= Bruno Dutot =

Australian painter

Bruno Dutot (born 19 October 1962) is a French-born Australian painter, known especially for his public mural of 'Oucha', a woman with a cat in Edgecliff, Sydney.

Born in Normandy, the youngest child of 8 siblings, Dutot trained at the École des Beaux-Arts, a fine arts school in Caen for 2 years.

Dutot emigrated to Australia in 1987 and promptly began infusing Sydney with French style by painting walls in various locations.

His artistic style has evolved from the red dress he used to draw in Paris to 'Rochelle', the elegant, stylised woman facing away from the viewer, with elongated, free-flowing arms, accompanied by a cat.

Rochelle is most famously displayed on the wall at the intersection of New South Head Road and Darling Point Road, Edgecliff. This iconic painting, best seen travelling East on New South Head Road, dates back to 1991 and has developed into a community project.

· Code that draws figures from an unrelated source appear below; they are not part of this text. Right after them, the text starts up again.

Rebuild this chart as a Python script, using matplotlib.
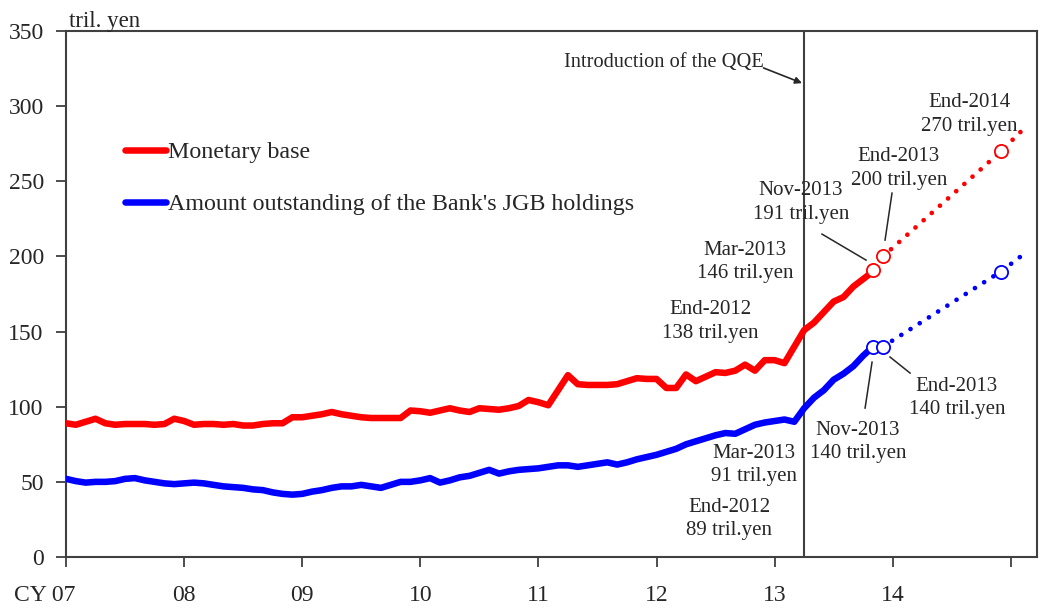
import numpy as np
import matplotlib
matplotlib.use("Agg")
import matplotlib.pyplot as plt
from matplotlib.transforms import ScaledTranslation

plt.rcParams['font.family'] = ['Liberation Serif', 'DejaVu Serif']

# monthly data, Jan 2007 - Nov 2013 (tril. yen)
start_year = 2007
monetary_base = [
    89, 88, 90, 92, 89, 88, 88.5, 88.5, 88.5, 88, 88.5, 92,
    90.5, 88, 88.5, 88.5, 88, 88.5, 87.5, 87.5, 88.5, 89, 89, 93,
    93, 94, 95, 96.5, 95, 94, 93, 92.5, 92.5, 92.5, 92.5, 97.5,
    97, 96, 97.5, 99, 97.5, 96.5, 99, 98.5, 98, 99, 100.5, 104.5,
    103, 101, 111, 121, 115, 114.5, 114.5, 114.5, 115, 117, 119, 118.5,
    118.5, 112.5, 112.5, 121.5, 117, 120, 123, 122.5, 124, 128, 124, 131,
    131, 129, 140, 151, 156, 163, 170, 173, 180, 185, 190,
]
jgb_holdings = [
    52, 50.5, 49.5, 50, 50, 50.5, 52, 52.5, 51, 50, 49, 48.5,
    49, 49.5, 49, 48, 47, 46.5, 46, 45, 44.5, 43, 42, 41.5,
    42, 43.5, 44.5, 46, 47, 47, 48, 47, 46, 48, 50, 50,
    51, 52.5, 49.5, 51, 53, 54, 56, 58, 55.5, 57, 58, 58.5,
    59, 60, 61, 61, 60, 61, 62, 63, 61.5, 63, 65, 66.5,
    68, 70, 72, 75, 77, 79, 81, 82.5, 82, 85, 88, 89.5,
    90.5, 91.5, 90, 99, 106, 111, 118, 122, 127, 134, 140,
]

# projections (year, month) -> value
proj_months = [(2013, 12), (2014, 12), (2015, 2)]
mb_proj = [200, 270, 283]
jgb_proj = [140, 190, 200]

# marked points
mb_marks = [((2013, 11), 191), ((2013, 12), 200), ((2014, 12), 270)]
jgb_marks = [((2013, 11), 140), ((2013, 12), 140), ((2014, 12), 190)]

qqe_month = (2013, 4)

years = list(range(2007, 2016))
year_labels = ["CY 07", "08", "09", "10", "11", "12", "13", "14", ""]


def ym(y, m):
    return y + (m - 1) / 12.0


t = start_year + np.arange(len(monetary_base)) / 12.0
RED = "#ff0000"
BLUE = "#0000ff"
TXT = "#262626"
GRAY = "#404040"

fig = plt.figure(figsize=(10.41, 6.10), dpi=100)
ax = fig.add_axes([0.0634, 0.0869, 0.9328, 0.8621])

ax.plot(t, monetary_base, color=RED, lw=4.7, solid_joinstyle='round',
        solid_capstyle='round', label="Monetary base", zorder=3)
ax.plot(t, jgb_holdings, color=BLUE, lw=4.7, solid_joinstyle='round',
        solid_capstyle='round',
        label="Amount outstanding of the Bank's JGB holdings", zorder=3)

px = [ym(y, m) for y, m in proj_months]
ax.plot(px, mb_proj, color=RED, lw=3.4, linestyle=(0, (0.01, 2.3)),
        dash_capstyle='round', zorder=3)
ax.plot(px, jgb_proj, color=BLUE, lw=3.4, linestyle=(0, (0.01, 2.3)),
        dash_capstyle='round', zorder=3)

for marks, col in ((mb_marks, RED), (jgb_marks, BLUE)):
    mx = [ym(y, m) for (y, m), v in marks]
    mv = [v for _, v in marks]
    ax.plot(mx, mv, 'o', ms=9.5, mfc='white', mec=col, mew=1.3, zorder=4)

ax.axvline(ym(*qqe_month), color=GRAY, lw=1.5, zorder=2)

# annotations
fs = 15
ax.annotate("Introduction of the QQE", xy=(2013.232, 315.4),
            xytext=(2012.06, 329.3), ha='center', va='center', fontsize=14.7,
            color=TXT,
            arrowprops=dict(arrowstyle='-|>', color=TXT, lw=1.2,
                            mutation_scale=10, shrinkA=0, shrinkB=0,
                            patchA=None, relpos=(1.0, 0.2)))

notes = [
    ("End-2014\n270 tril.yen", 2014.646, 294.7),
    ("End-2013\n200 tril.yen", 2014.053, 258.8),
    ("Nov-2013\n191 tril.yen", 2013.224, 236.2),
    ("Mar-2013\n146 tril.yen", 2012.749, 196.3),
    ("End-2012\n138 tril.yen", 2012.453, 157.0),
    ("End-2013\n140 tril.yen", 2014.544, 105.8),
    ("Nov-2013\n140 tril.yen", 2013.706, 76.5),
    ("Mar-2013\n91 tril.yen", 2012.826, 61.2),
    ("End-2012\n89 tril.yen", 2012.614, 25.3),
]
for s, x, y in notes:
    ax.text(x, y, s, ha='center', va='center', fontsize=fs, color=TXT,
            linespacing=1.35, zorder=5)

leaders = [
    ((2013.994, 242.2), (2013.935, 210.9)),
    ((2013.401, 214.9), (2013.774, 197.6)),
    ((2013.977, 133.1), (2014.147, 122.4)),
    ((2013.825, 129.7), (2013.766, 99.1)),
]
for (x0, y0), (x1, y1) in leaders:
    ax.plot([x0, x1], [y0, y1], color=TXT, lw=1.1, zorder=4)

ax.legend(loc='upper left', bbox_to_anchor=(0.0608, 0.79), frameon=False,
          fontsize=17.3, handlelength=1.7, handletextpad=0.1, labelspacing=1.25,
          borderpad=0, borderaxespad=0, labelcolor=TXT)

ax.set_xlim(2007, 2015.222)
ax.set_ylim(0, 350)
ax.set_yticks(np.arange(0, 351, 50))
ax.set_xticks(years)
ax.set_xticklabels(year_labels)
ax.tick_params(axis='both', direction='out', length=7, width=1.3,
               color=GRAY, labelsize=17, labelcolor=TXT)
ax.tick_params(axis='x', pad=13)
ax.tick_params(axis='y', pad=9)
for sp in ax.spines.values():
    sp.set_color(GRAY)
    sp.set_linewidth(1.5)

# first label "CY 07": keep "07" under its tick
lab0 = ax.get_xticklabels()[0]
lab0.set_horizontalalignment('right')
lab0.set_transform(lab0.get_transform() +
                   ScaledTranslation(7 / 72, 0, fig.dpi_scale_trans))

ax.text(0.003, 0.999, "tril. yen", transform=ax.transAxes, ha='left',
        va='bottom', fontsize=16.5, color=TXT)

fig.savefig("out.png", dpi=100)
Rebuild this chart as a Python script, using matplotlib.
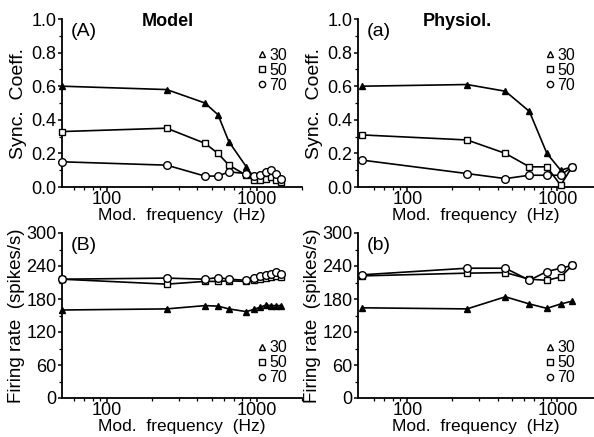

In 1993, Dutot was deported for overstaying his visa, but returned five years later. During this time, unbeknownst to him, other artists maintained the spirit of the artwork. Since his return, Dutot has regularly updated the wall with new themes and messages.

Dutot's public painting now holds cultural significance to many Sydneysiders. In an interview with Music Australia singer/songwriter Wendy Matthews summed it up: "Every time I come to the city I drive past her, see if she's changed. Sometimes she'll have a cat or be standing in snow. Though you never see her face, she's come to symbolise Sydney for me."

Paintings of Rochelle can now be found in art galleries around Sydney, usually with a variation of the title "Oucha".